March 30, 1995
Official Opinion 95-14
- To
- Chancellor
Board of Regents of the University System of Georgia - Re
- The City of Atlanta may charge the Board of Regents for permitting a fiber optic cable to lie under city owned streets.
This opinion is in response to your request for advice on whether the City of Atlanta may charge the Board of Regents for permitting a fiber optic cable to lie under city streets.
The Home Rule for municipalities in the Georgia Constitution gives municipalities the power to "adopt clearly reasonable ordinances, resolutions, or regulations relating to its property . . . for which no provision has been made by general law and which are not inconsistent with the Constitution or any charter provision applicable thereto." O.C.G.A. § 36-35-3(a). Accordingly, the City of Atlanta has enacted a Code provision addressing "encroachments," defined by the Code as "[p]ipes, wires, conduits or similar facilities." Atlanta City Code §§ 9-3031(a)(1)-a-3, 9-3031(b)(3). As a prerequisite for permission to encroach upon city property, these Code Sections require the entity seeking to encroach to consummate an agreement with the city to pay an annual rental fee for space occupied by the "encroachment." Atlanta City Code § 9-3031(b)(3).
While I have found no Georgia law precisely addressing the issue of a city charging the state a rental fee for laying underground cables, there is authority requiring the state to make payments to a city in analogous contexts. See, e.g., 1980 Op. Att'y Gen. 80-5 (GBA may be required to pay the City of Atlanta service fees); 1979 Op. Att'y Gen. 79-75 (municipality is not precluded from charging a fee for optional services
furnished to the Board of Regents); O.C.G.A. § 50-16-183 (state agencies may exercise power of eminent domain to condemn city property pursuant to that agency's specific statute, all of which require payment of just compensation). It follows that, as long as no general laws have made provisions for such property, there are no inconsistent constitutional or charter provisions, and the City of Atlanta owns the property upon which the cable will encroach, the city may require Regents to enter into an agreement requiring them to pay a "rental" fee for the space occupied by the fiber optic cable which, under the Code's definition, constitutes an "encroachment."
You also asked whether the city could force Regents to enter into an agreement when Regents has already obtained certain permits from the Department of Transportation ("DOT") pursuant to O.C.G.A. § 32-6-174. This Code Section allows DOT to promulgate regulations for the State Highway System and any public road projects which DOT has undertaken.
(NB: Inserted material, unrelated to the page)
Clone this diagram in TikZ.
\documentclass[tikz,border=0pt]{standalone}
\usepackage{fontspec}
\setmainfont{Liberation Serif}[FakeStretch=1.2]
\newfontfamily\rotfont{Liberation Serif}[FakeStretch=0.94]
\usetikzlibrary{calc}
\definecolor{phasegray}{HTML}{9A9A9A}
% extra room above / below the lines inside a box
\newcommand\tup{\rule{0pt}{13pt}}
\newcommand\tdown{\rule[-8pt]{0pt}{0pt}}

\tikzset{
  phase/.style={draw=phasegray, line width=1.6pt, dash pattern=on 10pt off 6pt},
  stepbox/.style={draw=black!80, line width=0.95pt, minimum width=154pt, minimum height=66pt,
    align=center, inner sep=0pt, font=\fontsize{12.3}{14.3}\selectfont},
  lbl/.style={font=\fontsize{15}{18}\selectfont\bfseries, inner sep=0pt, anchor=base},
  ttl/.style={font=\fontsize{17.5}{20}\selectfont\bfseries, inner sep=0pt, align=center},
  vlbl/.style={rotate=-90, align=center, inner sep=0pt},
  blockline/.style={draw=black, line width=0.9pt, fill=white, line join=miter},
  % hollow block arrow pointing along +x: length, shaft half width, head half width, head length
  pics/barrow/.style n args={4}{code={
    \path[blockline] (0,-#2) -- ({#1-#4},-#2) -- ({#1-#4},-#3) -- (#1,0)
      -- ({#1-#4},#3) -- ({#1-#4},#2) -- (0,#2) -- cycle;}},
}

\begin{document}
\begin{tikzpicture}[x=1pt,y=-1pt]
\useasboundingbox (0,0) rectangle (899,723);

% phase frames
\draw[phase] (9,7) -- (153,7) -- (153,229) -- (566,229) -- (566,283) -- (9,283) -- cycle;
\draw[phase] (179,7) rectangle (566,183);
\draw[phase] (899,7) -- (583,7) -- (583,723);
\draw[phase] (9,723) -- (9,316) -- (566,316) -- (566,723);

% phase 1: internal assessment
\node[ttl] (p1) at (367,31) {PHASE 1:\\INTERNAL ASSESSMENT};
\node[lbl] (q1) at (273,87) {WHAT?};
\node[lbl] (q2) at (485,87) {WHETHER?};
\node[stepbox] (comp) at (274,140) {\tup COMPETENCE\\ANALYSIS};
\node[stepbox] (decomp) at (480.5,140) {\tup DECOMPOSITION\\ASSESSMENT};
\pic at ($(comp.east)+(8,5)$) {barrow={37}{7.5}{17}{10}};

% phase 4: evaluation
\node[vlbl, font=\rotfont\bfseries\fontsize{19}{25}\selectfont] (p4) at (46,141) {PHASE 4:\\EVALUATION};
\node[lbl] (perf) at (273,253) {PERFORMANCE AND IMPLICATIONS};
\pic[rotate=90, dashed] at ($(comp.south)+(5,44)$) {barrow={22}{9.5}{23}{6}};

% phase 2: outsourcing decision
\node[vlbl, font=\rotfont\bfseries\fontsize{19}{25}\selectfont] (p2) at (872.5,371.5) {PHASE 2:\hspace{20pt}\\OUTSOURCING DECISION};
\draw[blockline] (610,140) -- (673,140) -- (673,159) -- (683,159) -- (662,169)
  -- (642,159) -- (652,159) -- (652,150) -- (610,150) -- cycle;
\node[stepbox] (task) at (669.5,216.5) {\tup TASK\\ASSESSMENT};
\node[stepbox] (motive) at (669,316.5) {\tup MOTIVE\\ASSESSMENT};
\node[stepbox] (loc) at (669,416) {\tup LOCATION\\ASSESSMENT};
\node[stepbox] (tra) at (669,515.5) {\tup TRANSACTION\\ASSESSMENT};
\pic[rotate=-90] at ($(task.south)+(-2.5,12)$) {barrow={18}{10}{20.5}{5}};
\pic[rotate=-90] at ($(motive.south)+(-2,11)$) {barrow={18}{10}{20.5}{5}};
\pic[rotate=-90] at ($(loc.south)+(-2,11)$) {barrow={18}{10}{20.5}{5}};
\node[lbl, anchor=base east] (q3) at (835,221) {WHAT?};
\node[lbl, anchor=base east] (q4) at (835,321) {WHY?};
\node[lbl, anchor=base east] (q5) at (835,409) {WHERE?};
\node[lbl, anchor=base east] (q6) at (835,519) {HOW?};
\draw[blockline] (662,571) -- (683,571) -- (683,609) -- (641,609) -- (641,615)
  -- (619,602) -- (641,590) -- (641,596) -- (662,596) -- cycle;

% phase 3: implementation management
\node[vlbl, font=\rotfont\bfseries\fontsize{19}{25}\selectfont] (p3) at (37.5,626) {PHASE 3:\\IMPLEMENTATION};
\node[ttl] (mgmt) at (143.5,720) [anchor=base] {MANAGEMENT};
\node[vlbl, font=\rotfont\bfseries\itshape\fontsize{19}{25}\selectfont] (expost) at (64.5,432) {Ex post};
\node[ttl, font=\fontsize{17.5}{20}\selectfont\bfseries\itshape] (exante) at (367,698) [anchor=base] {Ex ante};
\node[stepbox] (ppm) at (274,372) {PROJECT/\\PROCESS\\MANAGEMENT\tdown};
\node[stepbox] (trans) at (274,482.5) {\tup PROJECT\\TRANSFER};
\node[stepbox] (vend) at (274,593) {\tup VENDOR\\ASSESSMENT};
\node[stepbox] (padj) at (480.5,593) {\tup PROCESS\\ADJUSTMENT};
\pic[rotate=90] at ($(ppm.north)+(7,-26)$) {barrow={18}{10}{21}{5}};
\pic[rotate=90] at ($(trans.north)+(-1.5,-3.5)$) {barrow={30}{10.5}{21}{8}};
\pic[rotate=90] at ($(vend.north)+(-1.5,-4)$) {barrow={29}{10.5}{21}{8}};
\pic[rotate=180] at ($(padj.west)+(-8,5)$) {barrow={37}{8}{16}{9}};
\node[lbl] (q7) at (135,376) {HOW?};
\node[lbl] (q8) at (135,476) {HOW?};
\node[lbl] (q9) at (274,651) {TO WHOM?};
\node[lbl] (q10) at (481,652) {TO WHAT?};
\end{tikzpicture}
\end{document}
Thus, while DOT regulations may require permits for certain streets which involve or have involved public road projects, if the streets are currently owned by the City of Atlanta, the city may still require Regents to enter into an agreement and pay a fee for the use of such property.
In addition, you have asked whether the city could charge Regents for the use of abandoned Georgia Power steam tunnels, through which the cables will run, when Regents has already obtained permission from Georgia Power to use the tunnels. While the tunnels may have been installed by Georgia Power pursuant to a franchise agreement with the City of Atlanta, from the information provided to me the city appears to have retained all ownership rights in the property, granting Georgia Power only usage rights. (Franchise Agreement between City of Atlanta and Georgia Power Company, dated December 8, 1965, Ï1, hereinafter referred to as "Agreement"). Furthermore, Georgia Power's Agreement allows it to use city streets only for the transmission of "electric energy and steam." (Agreement, Ï1). Thus, Georgia Power has no authority to grant Regents usage rights in the tunnels for installation of fiber optic computer cables.
Finally, from the information provided to me, there appears to be a question as to whether all of the streets involved in this project are city owned or whether certain streets, referred to as DOT "M" Routes, are state owned. This opinion makes no representations as to the ownership of the streets involved, but merely sets forth my opinion as to the city's power to charge fees for the use of City of Atlanta owned streets.
Therefore, based on the foregoing, it is my official opinion that the City of Atlanta may charge the Board of Regents for permitting a fiber optic cable to lie under city owned streets based on Atlanta City Code §§ 9-3031(a)(1)-a-3 and 9-3031(b)(3), enacted pursuant to the city's home rule power.